What differences are there among those who sit on boards of advisors and those who sit on boards of directors? Significant differences—because the purposes of each are different. A board of directors, for example, will help guide your company in a broad, strategic way, drawing from the combined experience of many backgrounds. Advisors, on the other hand, need to be experts on specific issues that you anticipate facing as your company grows. Last year, my equity crowdfunding platform raised Series A funding, and when we did, our board of directors expanded, adding a new Director and an Observer. Our board expanded again when we raised our Series B funding. It’s been great for our company, and a lesson I think many other founders will appreciate.

In my career I’ve seen thousands of companies that have created boards of directors and groups of advisors.  I’ve seen some that have worked well and a lot that have been disasters.

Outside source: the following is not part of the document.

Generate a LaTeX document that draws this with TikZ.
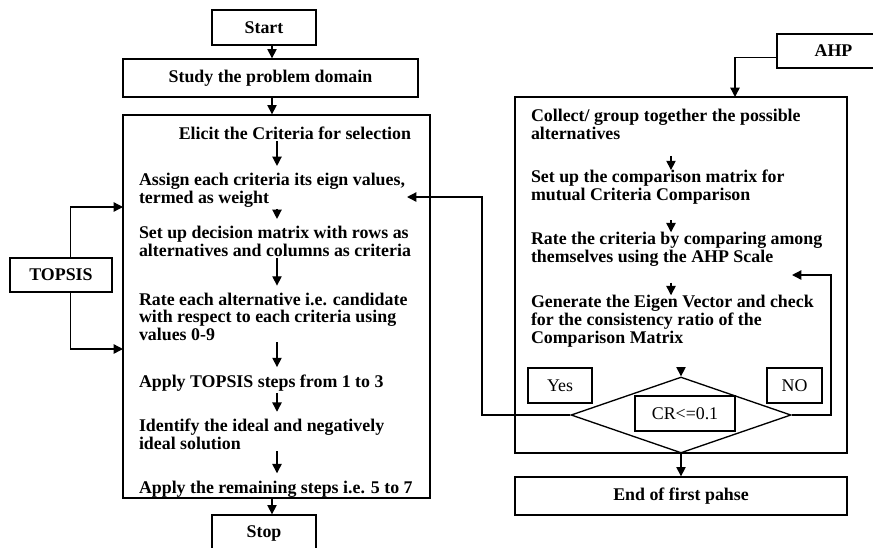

When assembling boards, whether directors or advisors, I recommend following some of these general guidelines.

RDECOM Board of Directors Site Visit (Photo credit: RDECOM)

Onboarding Your Directors

On a board, you want a collection of talented individuals with wide-ranging perspectives.  Typically, these are also some of your key investors, who have a vested interest in your success. But your board should also be made up of other professionals with specific focus and experience—ideally operating experience.

Early boards are well equipped (and typically intended) to handle conversations about strategic opportunities and challenges in a startup or early-stage company, such as hiring and short- and long-term business strategy. Think about how you’d like to address some concerns about these topics when you start soliciting potential board members. Do you want a board that gives tough love or one that is more subtle in their direction? Do you actually want feedback or just want the board to stay out of your way?  How important is it to you to have a diversity of opinion on the board?

Some experts will tell you never to pay a board fee. But there are the occasional independent board members who ask for a fee and deserve it. Still, if your business is young, the financial outlay may not add up. The compensation should ideally be in stock, not a cash outlay (until the business is cash flow positive).  Equity tends to align incentives nicely—just make sure the options are on an appropriate vesting schedule.

Advisors With Advice

Before forming your advisory board, try and identify the biggest challenges and opportunities that will face your company in the next few years.  An advisory board should be made of people who can address specific concerns you’ve laid out in advance. Do you eventually plan to expand internationally? Find an advisor with experience growing a business in the global market. Think that your supply chain is a critical, but little understood, part of your business? Find relevant experts and ask them to help you lay the groundwork.

You’ll also want to plan ahead and make sure you’re on the same page with your advisors. Ask for a specific time commitment up front (in writing). That way, if it isn’t a good match, both you and the advisor have agreed to part ways at some point in the near future. One year is not unreasonable.  Like your director-level compensation, advisors who receive equity should be put on a vesting schedule (typically 2-4 years).  Also, if an advisor is receiving equity, be sure to ask them to invest. If they really believe in the business, why wouldn’t they invest?

One group you should never consider as potential advisors? Friends and family. While they surely have your best interests in mind, they may be too emotionally attached to the company—and to your success and happiness.

Selecting board members and advisors doesn’t have to be a hurdle or a hassle if you know what to look for.  At the end of the day, it boils down to a pretty simple rule: Find people who want to invest in your company—in more ways than one.